Ainsi, l’acquéreur du fonds commercial doit s’assurer que le cédant est bien titulaire des droits de propriété intellectuelle sur l’intégralité des éléments qui composent le site marchand (la charte graphique, les images, les textes etc.)

S’agissant notamment du nom de domaine, l’acquéreur doit vérifier que celui-ci ne contrevient pas à des droits de propriété intellectuelle préexistants au profit d’une tierce personne.

En effet, il n’est pas rare que le nom commercial fasse l’objet de la part de l’exploitant d’un enregistrement à titre de marque conformément à l’article L712-1 du Code de la propriété intellectuelle, ce qui lui assure une protection renforcée.

Dès lors que le cédant a utilisé une marque ou un nom commercial appartenant à autrui, celui-ci bénéficie d’une action pour contrefaçon à l’encontre du cessionnaire du fonds.

De ce fait, il est conseiller à l’acquéreur du fonds d’inclure une clause de garantie de jouissance paisible afin de le prémunir contre toute menace d’action à son encontre.

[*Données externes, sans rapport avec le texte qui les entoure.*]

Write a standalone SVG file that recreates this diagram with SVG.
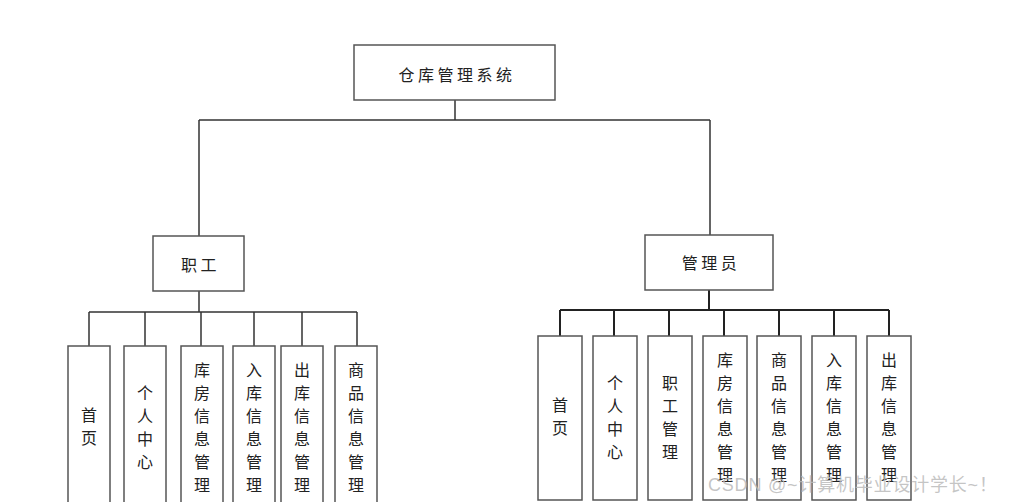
<svg xmlns="http://www.w3.org/2000/svg" width="1009" height="502" viewBox="0 0 1009 502">
<style>
.box{fill:#fff;stroke:#555;stroke-width:1.5}
.ln{fill:none;stroke:#333;stroke-width:1.5}
.ln2{fill:none;stroke:#222;stroke-width:2}
.t{font-family:"Noto Sans CJK SC","Noto Sans",sans-serif;font-size:16px;fill:#222;text-anchor:middle}
.h{letter-spacing:3.5px}
.wm{font-family:"Liberation Sans","Noto Sans CJK SC",sans-serif;font-size:18px;letter-spacing:0.8px;fill:#bbb;fill-opacity:0.85}
</style>
<rect width="1009" height="502" fill="#fff"/>
<g id="connectors">
<path class="ln" d="M455 100V120M199 120H710M199 120V236M710 120V235"/>
<path class="ln" d="M199 291V312M89 312H357M89 312V346M145 312V346M201 312V346M254 312V346M302 312V346M357 312V346"/>
<path class="ln2" d="M709 290V310M560 310H889M560 310V336M614 310V336M669 310V336M724 310V336M779 310V336M834 310V336M889 310V336"/>
</g>
<g id="root"><rect class="box" x="354" y="45" width="201" height="55"/><text class="t h" x="457" y="81">仓库管理系统</text></g>
<g id="staff"><rect class="box" x="153" y="236" width="91" height="55"/><text class="t h" x="200.5" y="271">职工</text></g>
<g id="admin"><rect class="box" x="645" y="235" width="128" height="55"/><text class="t h" x="711" y="269">管理员</text></g>
<g id="s1"><rect class="box" x="68" y="346" width="42" height="162"/><text class="t"><tspan x="89" y="420.5">首</tspan><tspan x="89" dy="23">页</tspan></text></g>
<g id="s2"><rect class="box" x="124" y="346" width="42" height="162"/><text class="t"><tspan x="145" y="398.5">个</tspan><tspan x="145" dy="23">人</tspan><tspan x="145" dy="23">中</tspan><tspan x="145" dy="23">心</tspan></text></g>
<g id="s3"><rect class="box" x="181" y="346" width="42" height="162"/><text class="t"><tspan x="202" y="375.5">库</tspan><tspan x="202" dy="23">房</tspan><tspan x="202" dy="23">信</tspan><tspan x="202" dy="23">息</tspan><tspan x="202" dy="23">管</tspan><tspan x="202" dy="23">理</tspan></text></g>
<g id="s4"><rect class="box" x="233" y="346" width="42" height="162"/><text class="t"><tspan x="254" y="375.5">入</tspan><tspan x="254" dy="23">库</tspan><tspan x="254" dy="23">信</tspan><tspan x="254" dy="23">息</tspan><tspan x="254" dy="23">管</tspan><tspan x="254" dy="23">理</tspan></text></g>
<g id="s5"><rect class="box" x="281" y="346" width="42" height="162"/><text class="t"><tspan x="302" y="375.5">出</tspan><tspan x="302" dy="23">库</tspan><tspan x="302" dy="23">信</tspan><tspan x="302" dy="23">息</tspan><tspan x="302" dy="23">管</tspan><tspan x="302" dy="23">理</tspan></text></g>
<g id="s6"><rect class="box" x="335" y="346" width="42" height="162"/><text class="t"><tspan x="356" y="375.5">商</tspan><tspan x="356" dy="23">品</tspan><tspan x="356" dy="23">信</tspan><tspan x="356" dy="23">息</tspan><tspan x="356" dy="23">管</tspan><tspan x="356" dy="23">理</tspan></text></g>
<g id="a1"><rect class="box" x="538" y="336" width="44" height="164"/><text class="t"><tspan x="560" y="410.5">首</tspan><tspan x="560" dy="23">页</tspan></text></g>
<g id="a2"><rect class="box" x="593" y="336" width="44" height="164"/><text class="t"><tspan x="615" y="388.5">个</tspan><tspan x="615" dy="23">人</tspan><tspan x="615" dy="23">中</tspan><tspan x="615" dy="23">心</tspan></text></g>
<g id="a3"><rect class="box" x="648" y="336" width="44" height="164"/><text class="t"><tspan x="670" y="388.5">职</tspan><tspan x="670" dy="23">工</tspan><tspan x="670" dy="23">管</tspan><tspan x="670" dy="23">理</tspan></text></g>
<g id="a4"><rect class="box" x="703" y="336" width="44" height="164"/><text class="t"><tspan x="725" y="365.5">库</tspan><tspan x="725" dy="23">房</tspan><tspan x="725" dy="23">信</tspan><tspan x="725" dy="23">息</tspan><tspan x="725" dy="23">管</tspan><tspan x="725" dy="23">理</tspan></text></g>
<g id="a5"><rect class="box" x="757" y="336" width="44" height="164"/><text class="t"><tspan x="779" y="365.5">商</tspan><tspan x="779" dy="23">品</tspan><tspan x="779" dy="23">信</tspan><tspan x="779" dy="23">息</tspan><tspan x="779" dy="23">管</tspan><tspan x="779" dy="23">理</tspan></text></g>
<g id="a6"><rect class="box" x="812" y="336" width="44" height="164"/><text class="t"><tspan x="834" y="365.5">入</tspan><tspan x="834" dy="23">库</tspan><tspan x="834" dy="23">信</tspan><tspan x="834" dy="23">息</tspan><tspan x="834" dy="23">管</tspan><tspan x="834" dy="23">理</tspan></text></g>
<g id="a7"><rect class="box" x="867" y="336" width="44" height="164"/><text class="t"><tspan x="889" y="365.5">出</tspan><tspan x="889" dy="23">库</tspan><tspan x="889" dy="23">信</tspan><tspan x="889" dy="23">息</tspan><tspan x="889" dy="23">管</tspan><tspan x="889" dy="23">理</tspan></text></g>
<text class="wm" x="708" y="491">CSDN @~计算机毕业设计学长~！</text>
</svg>
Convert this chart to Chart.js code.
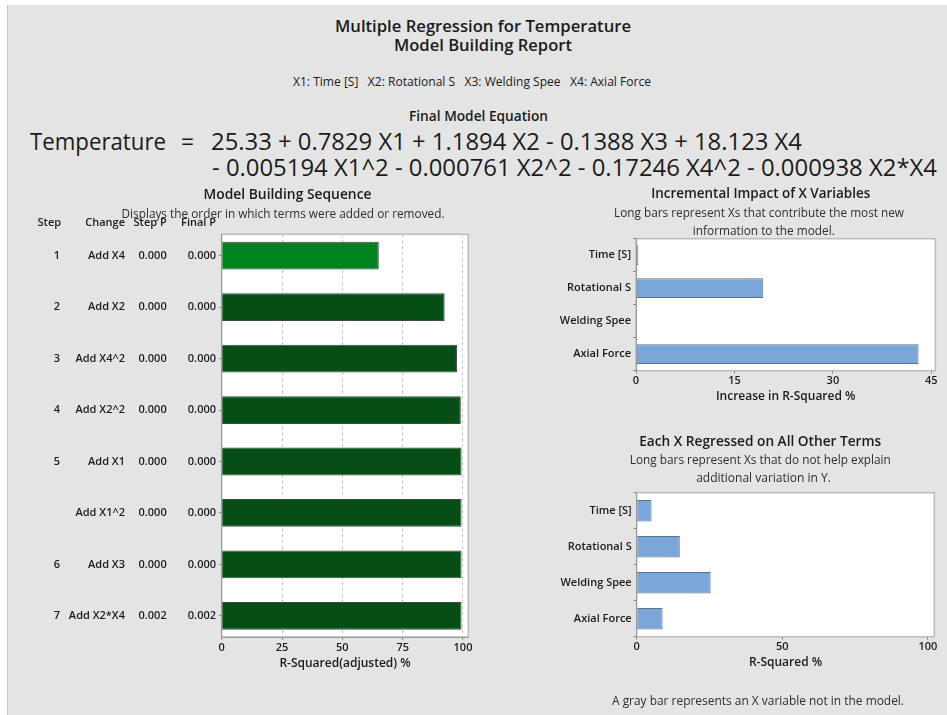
<!DOCTYPE html>
<html>
<head>
<meta charset="utf-8">
<script src="https://cdn.jsdelivr.net/npm/chart.js@4.4.1/dist/chart.umd.min.js"></script>
<style>
  body { margin:0; width:947px; height:715px; background:#fff; overflow:hidden; font-family:"Open Sans", sans-serif; color:#1b1b1b; }
  #panel { position:absolute; left:7px; top:5px; width:940px; height:710px; background:#e4e4e4; border-left:1px solid #c4c4c4; }
  .t { position:absolute; white-space:nowrap; transform-origin:0 50%; }
  canvas { position:absolute; }
</style>
</head>
<body>
<div id="panel"></div>

<div class="t" data-x="335" data-y="26" data-w="296" style="font-size:17px;font-weight:600">Multiple Regression for Temperature</div>
<div class="t" data-x="394" data-y="45" data-w="178" style="font-size:17px;font-weight:600">Model Building Report</div>
<div class="t" data-x="293" data-y="81" data-w="358" style="font-size:12px">X1: Time [S]&nbsp;&nbsp; X2: Rotational S&nbsp;&nbsp; X3: Welding Spee&nbsp;&nbsp; X4: Axial Force</div>
<div class="t" data-x="409" data-y="116" data-w="139" style="font-size:14px;font-weight:600">Final Model Equation</div>
<div class="t" data-x="30" data-y="141" data-w="136" style="font-size:24px">Temperature</div>
<div class="t" data-x="181" data-y="141" data-w="13" style="font-size:24px">=</div>
<div class="t" data-x="211" data-y="141" data-w="591" style="font-size:24px">25.33 + 0.7829 X1 + 1.1894 X2 - 0.1388 X3 + 18.123 X4</div>
<div class="t" data-x="212" data-y="167" data-w="725" style="font-size:24px">- 0.005194 X1^2 - 0.000761 X2^2 - 0.17246 X4^2 - 0.000938 X2*X4</div>

<canvas id="seq" width="480" height="490" style="left:0;top:181px"></canvas>
<canvas id="incr" width="427" height="224" style="left:520px;top:180px"></canvas>
<canvas id="other" width="427" height="290" style="left:520px;top:425px"></canvas>

<script>
// model building sequence
const steps = ['1', '2', '3', '4', '5', '', '6', '7'];
const changes = ['Add X4', 'Add X2', 'Add X4^2', 'Add X2^2', 'Add X1', 'Add X1^2', 'Add X3', 'Add X2*X4'];
const stepP = ['0.000', '0.000', '0.000', '0.000', '0.000', '0.000', '0.000', '0.002'];
const finalP = ['0.000', '0.000', '0.000', '0.000', '0.000', '0.000', '0.000', '0.002'];
const rsqAdj = [65.1, 92.4, 97.5, 99.1, 99.4, 99.4, 99.4, 99.4];
const seqTicks = [0, 25, 50, 75, 100];

// x variables
const xNames = ['Time [S]', 'Rotational S', 'Welding Spee', 'Axial Force'];
const incrRsq = [0.35, 19.4, 0.03, 43.05];
const incrTicks = [0, 15, 30, 45];
const otherRsq = [5.1, 14.8, 25.4, 8.9];
const otherTicks = [0, 50, 100];

const FONT = '"Open Sans", sans-serif';
Chart.defaults.font.family = FONT;
Chart.defaults.color = '#1b1b1b';

document.querySelectorAll('.t').forEach(el => {
  const fs = parseFloat(el.style.fontSize);
  const lh = Math.round(fs * 1.4);
  el.style.lineHeight = lh + 'px';
  el.style.height = lh + 'px';
  el.style.left = el.dataset.x + 'px';
  el.style.top = (el.dataset.y - lh / 2) + 'px';
  const w = el.getBoundingClientRect().width;
  el.style.transform = 'scaleX(' + (el.dataset.w / w) + ')';
});

const framePlugin = {
  id: 'frame',
  beforeDraw(chart) {
    const { ctx, chartArea: a } = chart;
    ctx.save();
    ctx.fillStyle = '#fff';
    ctx.fillRect(a.left, a.top, a.right - a.left, a.bottom - a.top);
    ctx.strokeStyle = '#bcbcbc';
    ctx.lineWidth = 1.5;
    ctx.strokeRect(a.left, a.top, a.right - a.left, a.bottom - a.top);
    ctx.restore();
  }
};

function textPlugin(getItems) {
  return {
    id: 'texts',
    afterDraw(chart) {
      const ctx = chart.ctx;
      ctx.save();
      ctx.textBaseline = 'middle';
      getItems(chart).forEach(t => {
        ctx.font = t.font;
        ctx.fillStyle = t.color || '#1b1b1b';
        ctx.textAlign = t.align || 'center';
        if (t.w) ctx.fillText(t.text, t.x, t.y, t.w);
        else ctx.fillText(t.text, t.x, t.y);
      });
      ctx.restore();
    }
  };
}

const fixedTicks = list => s => { s.ticks = list.map(v => ({ value: v })); };

const bold11 = '600 11px ' + FONT;
const bold14 = '600 14px ' + FONT;
const reg12 = '400 12px ' + FONT;

const tickFont = { size: 11, weight: '600' };
const titleFont = { size: 12, weight: '600' };

// left: sequence chart
new Chart(document.getElementById('seq'), {
  type: 'bar',
  data: {
    datasets: [{
      data: rsqAdj.map((v, i) => ({ x: v, y: i })),
      backgroundColor: rsqAdj.map((v, i) => i === 0 ? '#00831f' : '#054f17'),
      borderColor: '#3a4a3d',
      borderWidth: 1,
      categoryPercentage: 0.54,
      barPercentage: 1
    }]
  },
  options: {
    indexAxis: 'y',
    responsive: false,
    animation: false,
    layout: { padding: { top: 53.3, right: 11.7, left: 0, bottom: 0 } },
    plugins: { legend: { display: false }, tooltip: { enabled: false } },
    scales: {
      x: {
        min: 0, max: 102.2,
        afterBuildTicks: fixedTicks(seqTicks),
        ticks: { font: tickFont, padding: 1, maxRotation: 0 },
        grid: { color: '#c8c8c8', tickColor: '#8c8c8c', tickLength: 3 },
        border: { color: '#9a9a9a', dash: [3, 3] },
        title: { display: true, text: 'R-Squared(adjusted) %', font: titleFont, padding: 0 },
        afterFit: s => { s.height = 34; }
      },
      y: {
        type: 'linear', reverse: true, min: -0.415, max: 7.41, offset: false,
        afterBuildTicks: fixedTicks(changes.map((c, i) => i)),
        ticks: { display: false },
        grid: { drawOnChartArea: false, offset: false, tickLength: 3, color: '#8c8c8c' },
        border: { color: '#9a9a9a' },
        afterFit: s => { s.width = 221.7; }
      }
    }
  },
  plugins: [framePlugin, textPlugin(chart => {
    const y = chart.scales.y;
    const items = [
      { text: 'Model Building Sequence', x: 287.5, y: 14, w: 168, font: bold14 },
      { text: 'Step', x: 49.3, y: 41.7, font: bold11 },
      { text: 'Change', x: 125, y: 41.7, align: 'right', font: bold11 },
      { text: 'Step P', x: 166.7, y: 41.7, align: 'right', font: bold11 },
      { text: 'Final P', x: 216, y: 41.7, align: 'right', font: bold11 },
      { text: 'Displays the order in which terms were added or removed.', x: 283, y: 33.3, w: 323, font: reg12, color: '#2e2e2e' }
    ];
    changes.forEach((c, i) => {
      const py = y.getPixelForValue(i);
      items.push({ text: steps[i], x: 60, y: py, align: 'right', font: bold11 });
      items.push({ text: c, x: 125, y: py, align: 'right', font: bold11 });
      items.push({ text: stepP[i], x: 166.7, y: py, align: 'right', font: bold11 });
      items.push({ text: finalP[i], x: 216, y: py, align: 'right', font: bold11 });
    });
    return items;
  })]
});

function xChart(id, values, opts) {
  return new Chart(document.getElementById(id), {
    type: 'bar',
    data: {
      labels: xNames,
      datasets: [{
        data: values,
        backgroundColor: '#7ba6d9',
        borderColor: '#5f7189',
        borderWidth: 1,
        categoryPercentage: 0.6,
        barPercentage: 1
      }]
    },
    options: {
      indexAxis: 'y',
      responsive: false,
      animation: false,
      layout: { padding: opts.padding },
      plugins: { legend: { display: false }, tooltip: { enabled: false } },
      scales: {
        x: {
          min: 0, max: opts.max,
          afterBuildTicks: fixedTicks(opts.ticks),
          ticks: { font: tickFont, padding: 1, maxRotation: 0 },
          grid: { drawOnChartArea: false, tickLength: 3, color: '#8c8c8c' },
          border: { color: '#bcbcbc' },
          title: { display: true, text: opts.xTitle, font: titleFont, padding: 0 },
          afterFit: s => { s.height = 33.3; }
        },
        y: {
          ticks: { font: tickFont, padding: 2 },
          grid: { drawOnChartArea: false, tickLength: 3, color: '#8c8c8c' },
          border: { color: '#9a9a9a' },
          afterFit: s => { s.width = opts.yWidth; }
        }
      }
    },
    plugins: [framePlugin, textPlugin(() => opts.texts)]
  });
}

xChart('incr', incrRsq, {
  max: 45.6, ticks: incrTicks, xTitle: 'Increase in R-Squared %', yWidth: 116,
  padding: { top: 58.7, right: 11.7, left: 0, bottom: 0 },
  texts: [
    { text: 'Incremental Impact of X Variables', x: 240.7, y: 14, w: 219, font: bold14 },
    { text: 'Long bars represent Xs that contribute the most new', x: 239, y: 33.7, w: 290, font: reg12, color: '#2e2e2e' },
    { text: 'information to the model.', x: 243.8, y: 51.7, w: 142, font: reg12, color: '#2e2e2e' }
  ]
});

xChart('other', otherRsq, {
  max: 102.2, ticks: otherTicks, xTitle: 'R-Squared %', yWidth: 116.7,
  padding: { top: 67.7, right: 12.7, left: 0, bottom: 45 },
  texts: [
    { text: 'Each X Regressed on All Other Terms', x: 240.2, y: 17.3, w: 242, font: bold14 },
    { text: 'Long bars represent Xs that do not help explain', x: 240.3, y: 36, w: 261, font: reg12, color: '#2e2e2e' },
    { text: 'additional variation in Y.', x: 243.5, y: 53.3, w: 135, font: reg12, color: '#2e2e2e' },
    { text: 'A gray bar represents an X variable not in the model.', x: 238, y: 276.7, w: 292, font: reg12, color: '#2e2e2e' }
  ]
});
</script>
</body>
</html>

Il s’agit d’éviter le risque de perte d’exploitation du fonds de commerce et de subir une condamnation à une somme d’argent au titre du préjudice subi par le véritable propriétaire.

 

4 – L’accomplissement des formalités de cession


 À l’instar de la vente d’un fonds de commerce traditionnel, les parties disposent de quinze jours après la date du contrat pour publier la cession au BODACC afin d’avertir les créanciers de cette opération.

Il paraît judicieux d’informer également les clients de ce changement d’interlocuteur directement sur le site internet.

S’agissant des droits d’enregistrement dus sur l’opération, l’article 720 du Code général des impôts dispose que les dispositions applicables à la cession d’un fonds de commerce sont étendues à toute convention à titre onéreux ayant pour effet de permettre à une personne d’exercer une profession occupée par le précédent titulaire.

Dès lors, tout acquéreur d’un site internet sera tenu, au même titre qu’une acquisition de fonds de commerce classique, de s’acquitter des droits d’enregistrement.